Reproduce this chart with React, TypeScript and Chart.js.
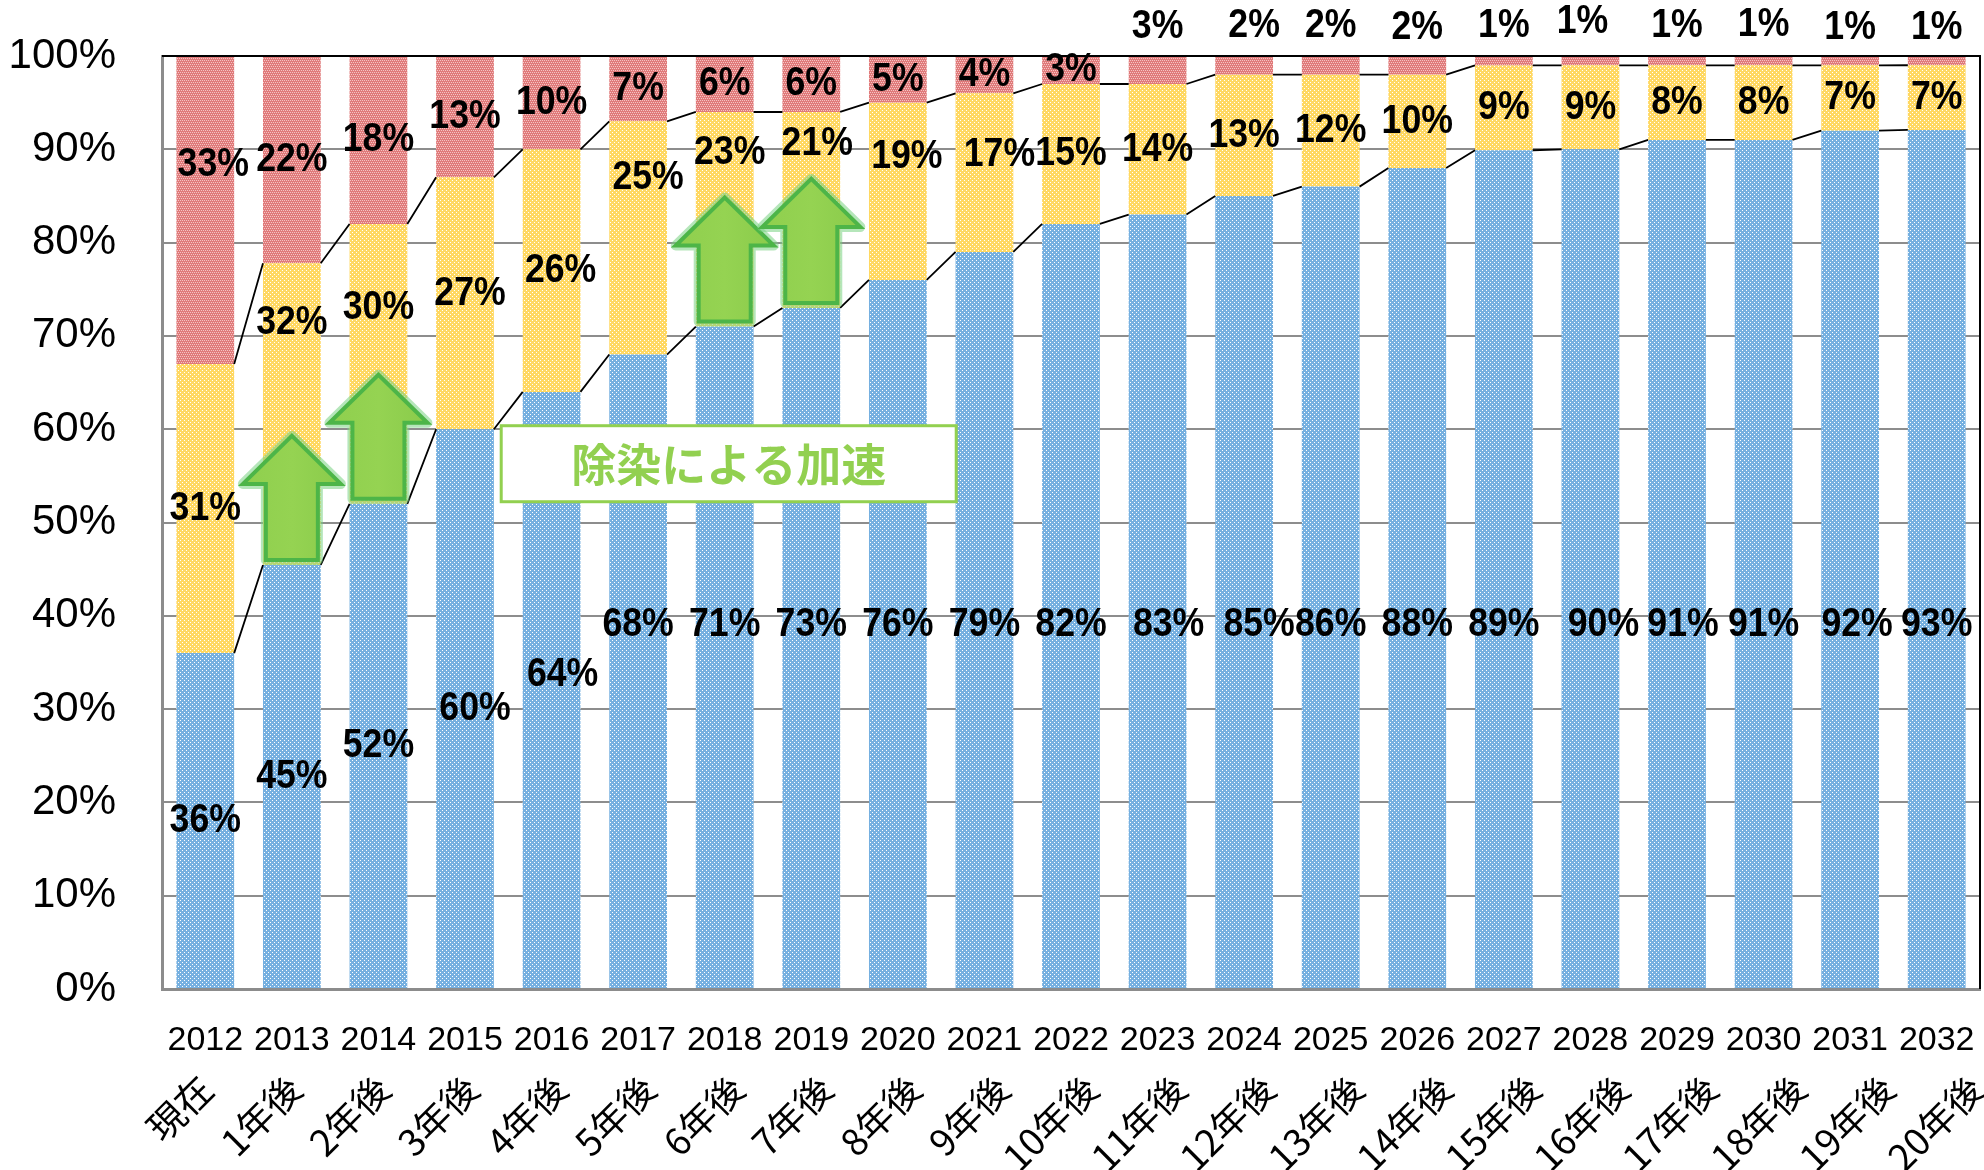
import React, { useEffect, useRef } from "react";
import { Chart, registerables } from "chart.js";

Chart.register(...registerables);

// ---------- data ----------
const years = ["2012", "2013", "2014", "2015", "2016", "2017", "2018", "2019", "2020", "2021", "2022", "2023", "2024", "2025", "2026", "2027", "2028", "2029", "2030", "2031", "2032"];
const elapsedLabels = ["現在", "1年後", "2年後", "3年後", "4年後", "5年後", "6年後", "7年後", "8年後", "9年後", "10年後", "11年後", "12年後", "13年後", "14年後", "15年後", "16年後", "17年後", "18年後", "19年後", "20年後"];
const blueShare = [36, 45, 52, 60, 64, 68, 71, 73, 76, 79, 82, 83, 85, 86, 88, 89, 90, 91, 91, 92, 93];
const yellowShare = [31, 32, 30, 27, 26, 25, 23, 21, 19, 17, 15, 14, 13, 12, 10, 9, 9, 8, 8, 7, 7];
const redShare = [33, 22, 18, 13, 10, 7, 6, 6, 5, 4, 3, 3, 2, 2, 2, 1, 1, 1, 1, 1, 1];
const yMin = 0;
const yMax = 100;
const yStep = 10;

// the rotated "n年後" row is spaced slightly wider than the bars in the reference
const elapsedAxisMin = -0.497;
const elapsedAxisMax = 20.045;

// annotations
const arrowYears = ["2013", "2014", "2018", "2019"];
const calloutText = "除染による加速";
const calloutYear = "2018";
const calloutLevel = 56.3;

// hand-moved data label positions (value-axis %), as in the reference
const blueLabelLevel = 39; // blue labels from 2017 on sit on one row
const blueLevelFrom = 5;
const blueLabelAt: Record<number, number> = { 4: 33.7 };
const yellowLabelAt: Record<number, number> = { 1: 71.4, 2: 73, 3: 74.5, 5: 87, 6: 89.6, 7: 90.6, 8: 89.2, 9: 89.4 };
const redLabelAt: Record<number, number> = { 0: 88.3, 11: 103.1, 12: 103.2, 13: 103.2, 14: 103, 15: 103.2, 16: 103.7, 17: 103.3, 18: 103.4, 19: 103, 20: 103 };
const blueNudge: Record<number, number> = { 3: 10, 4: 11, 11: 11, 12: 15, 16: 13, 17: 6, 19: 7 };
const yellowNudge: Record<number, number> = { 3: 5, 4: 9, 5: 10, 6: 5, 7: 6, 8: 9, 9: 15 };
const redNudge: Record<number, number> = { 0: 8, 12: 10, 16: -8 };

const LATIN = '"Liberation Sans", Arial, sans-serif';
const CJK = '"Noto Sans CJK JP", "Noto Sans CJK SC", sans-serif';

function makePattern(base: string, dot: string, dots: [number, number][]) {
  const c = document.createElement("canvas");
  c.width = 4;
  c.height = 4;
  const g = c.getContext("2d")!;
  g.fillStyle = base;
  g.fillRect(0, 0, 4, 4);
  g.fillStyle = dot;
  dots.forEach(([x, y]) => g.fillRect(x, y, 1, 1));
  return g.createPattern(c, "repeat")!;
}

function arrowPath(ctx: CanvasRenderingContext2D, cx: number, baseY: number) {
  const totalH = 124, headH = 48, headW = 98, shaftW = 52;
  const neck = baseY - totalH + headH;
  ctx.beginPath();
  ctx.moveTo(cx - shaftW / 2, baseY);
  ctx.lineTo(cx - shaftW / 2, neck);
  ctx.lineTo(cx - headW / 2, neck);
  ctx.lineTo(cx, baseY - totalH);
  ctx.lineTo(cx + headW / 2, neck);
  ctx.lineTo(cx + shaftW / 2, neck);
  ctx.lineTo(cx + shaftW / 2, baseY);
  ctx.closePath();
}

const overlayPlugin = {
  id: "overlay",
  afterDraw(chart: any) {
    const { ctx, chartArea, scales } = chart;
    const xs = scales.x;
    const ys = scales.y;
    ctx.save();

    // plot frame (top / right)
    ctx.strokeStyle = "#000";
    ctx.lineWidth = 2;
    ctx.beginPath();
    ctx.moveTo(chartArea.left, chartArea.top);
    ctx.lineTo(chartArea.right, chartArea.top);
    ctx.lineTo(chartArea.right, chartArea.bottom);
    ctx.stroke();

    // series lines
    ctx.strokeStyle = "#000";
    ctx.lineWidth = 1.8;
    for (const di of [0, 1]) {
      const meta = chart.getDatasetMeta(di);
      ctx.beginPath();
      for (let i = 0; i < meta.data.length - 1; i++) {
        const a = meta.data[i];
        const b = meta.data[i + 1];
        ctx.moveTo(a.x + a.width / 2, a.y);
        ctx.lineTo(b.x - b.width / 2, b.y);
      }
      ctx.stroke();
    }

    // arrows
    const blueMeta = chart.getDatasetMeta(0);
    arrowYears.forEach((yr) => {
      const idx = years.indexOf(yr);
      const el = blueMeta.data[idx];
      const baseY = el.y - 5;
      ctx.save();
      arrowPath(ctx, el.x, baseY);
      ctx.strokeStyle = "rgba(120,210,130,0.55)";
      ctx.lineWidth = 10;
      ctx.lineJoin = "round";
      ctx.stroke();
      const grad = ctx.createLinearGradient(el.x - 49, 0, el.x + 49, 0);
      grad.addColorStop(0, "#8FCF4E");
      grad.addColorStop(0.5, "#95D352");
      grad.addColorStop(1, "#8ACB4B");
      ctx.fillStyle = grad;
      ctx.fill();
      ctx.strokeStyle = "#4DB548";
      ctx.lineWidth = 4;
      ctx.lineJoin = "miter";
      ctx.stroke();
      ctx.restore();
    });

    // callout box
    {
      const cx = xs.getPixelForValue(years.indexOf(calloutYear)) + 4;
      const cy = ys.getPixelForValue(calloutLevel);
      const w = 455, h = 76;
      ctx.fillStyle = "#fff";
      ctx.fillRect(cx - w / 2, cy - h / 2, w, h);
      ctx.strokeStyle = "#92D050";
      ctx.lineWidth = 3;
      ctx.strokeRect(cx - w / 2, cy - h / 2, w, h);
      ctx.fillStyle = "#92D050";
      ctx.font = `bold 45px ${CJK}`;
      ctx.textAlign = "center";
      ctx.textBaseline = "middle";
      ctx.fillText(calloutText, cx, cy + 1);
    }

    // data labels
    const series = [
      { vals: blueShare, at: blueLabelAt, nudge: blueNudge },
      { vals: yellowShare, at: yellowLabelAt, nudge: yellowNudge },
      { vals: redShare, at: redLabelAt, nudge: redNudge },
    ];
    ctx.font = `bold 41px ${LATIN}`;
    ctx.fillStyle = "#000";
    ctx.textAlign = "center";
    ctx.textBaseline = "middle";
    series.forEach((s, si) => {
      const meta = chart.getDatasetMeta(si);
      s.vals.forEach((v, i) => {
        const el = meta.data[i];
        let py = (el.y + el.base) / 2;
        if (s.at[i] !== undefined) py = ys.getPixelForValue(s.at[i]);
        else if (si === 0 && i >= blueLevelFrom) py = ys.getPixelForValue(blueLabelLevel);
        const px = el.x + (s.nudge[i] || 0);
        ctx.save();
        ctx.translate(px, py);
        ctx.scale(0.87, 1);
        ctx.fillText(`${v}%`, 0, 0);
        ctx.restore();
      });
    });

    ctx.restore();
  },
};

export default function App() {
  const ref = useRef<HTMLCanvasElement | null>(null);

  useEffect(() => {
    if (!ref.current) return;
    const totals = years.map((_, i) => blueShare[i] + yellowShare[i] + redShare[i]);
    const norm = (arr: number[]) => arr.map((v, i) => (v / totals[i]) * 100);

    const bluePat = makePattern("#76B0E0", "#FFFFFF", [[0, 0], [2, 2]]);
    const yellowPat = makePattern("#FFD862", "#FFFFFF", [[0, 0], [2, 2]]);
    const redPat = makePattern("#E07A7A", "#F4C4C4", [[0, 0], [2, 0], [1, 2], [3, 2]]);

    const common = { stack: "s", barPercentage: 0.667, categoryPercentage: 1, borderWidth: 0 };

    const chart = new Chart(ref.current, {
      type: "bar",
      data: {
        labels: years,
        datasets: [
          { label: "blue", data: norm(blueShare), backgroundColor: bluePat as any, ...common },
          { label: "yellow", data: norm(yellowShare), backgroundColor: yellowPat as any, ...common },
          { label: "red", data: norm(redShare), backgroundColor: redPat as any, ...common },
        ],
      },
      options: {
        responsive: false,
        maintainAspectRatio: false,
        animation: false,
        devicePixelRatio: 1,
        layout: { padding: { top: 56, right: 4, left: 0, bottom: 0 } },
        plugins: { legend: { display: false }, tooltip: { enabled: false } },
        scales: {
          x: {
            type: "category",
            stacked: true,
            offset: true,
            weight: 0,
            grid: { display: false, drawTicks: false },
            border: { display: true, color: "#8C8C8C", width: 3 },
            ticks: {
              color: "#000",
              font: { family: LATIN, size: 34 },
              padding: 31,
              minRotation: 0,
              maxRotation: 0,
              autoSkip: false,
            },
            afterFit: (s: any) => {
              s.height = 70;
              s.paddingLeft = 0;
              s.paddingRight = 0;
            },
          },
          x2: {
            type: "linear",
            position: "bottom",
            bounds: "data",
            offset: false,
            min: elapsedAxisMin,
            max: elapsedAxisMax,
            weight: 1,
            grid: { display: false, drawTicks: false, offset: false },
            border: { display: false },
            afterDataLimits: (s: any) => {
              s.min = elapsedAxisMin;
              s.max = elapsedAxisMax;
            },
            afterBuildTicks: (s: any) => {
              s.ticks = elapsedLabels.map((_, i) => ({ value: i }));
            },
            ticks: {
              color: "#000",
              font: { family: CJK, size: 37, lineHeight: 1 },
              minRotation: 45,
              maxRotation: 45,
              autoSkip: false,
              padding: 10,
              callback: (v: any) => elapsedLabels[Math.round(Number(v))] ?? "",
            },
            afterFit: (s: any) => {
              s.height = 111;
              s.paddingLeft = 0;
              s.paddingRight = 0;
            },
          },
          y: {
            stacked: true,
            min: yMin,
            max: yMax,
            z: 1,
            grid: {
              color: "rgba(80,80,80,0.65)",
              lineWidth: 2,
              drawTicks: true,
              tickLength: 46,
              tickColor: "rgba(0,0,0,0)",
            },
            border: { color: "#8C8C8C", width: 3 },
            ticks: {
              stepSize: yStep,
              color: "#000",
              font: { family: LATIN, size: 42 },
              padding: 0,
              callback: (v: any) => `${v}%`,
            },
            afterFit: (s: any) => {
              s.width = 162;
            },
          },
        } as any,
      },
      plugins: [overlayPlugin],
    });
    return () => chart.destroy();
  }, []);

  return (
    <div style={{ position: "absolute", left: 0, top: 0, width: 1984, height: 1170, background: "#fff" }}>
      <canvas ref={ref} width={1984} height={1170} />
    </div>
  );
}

┄┄┄┄┄┄┄┄┄┄┄┄┄┄┄┄┄┄┄┄

WORK TO DO> Extract, word for word, each line from the top of the data down to and including the line with "Chart.register(...registerables);"; skip the pictures.

THE ANSWER>
Reproduce this chart with React, TypeScript and Chart.js.
import React, { useEffect, useRef } from "react";
import { Chart, registerables } from "chart.js";

Chart.register(...registerables);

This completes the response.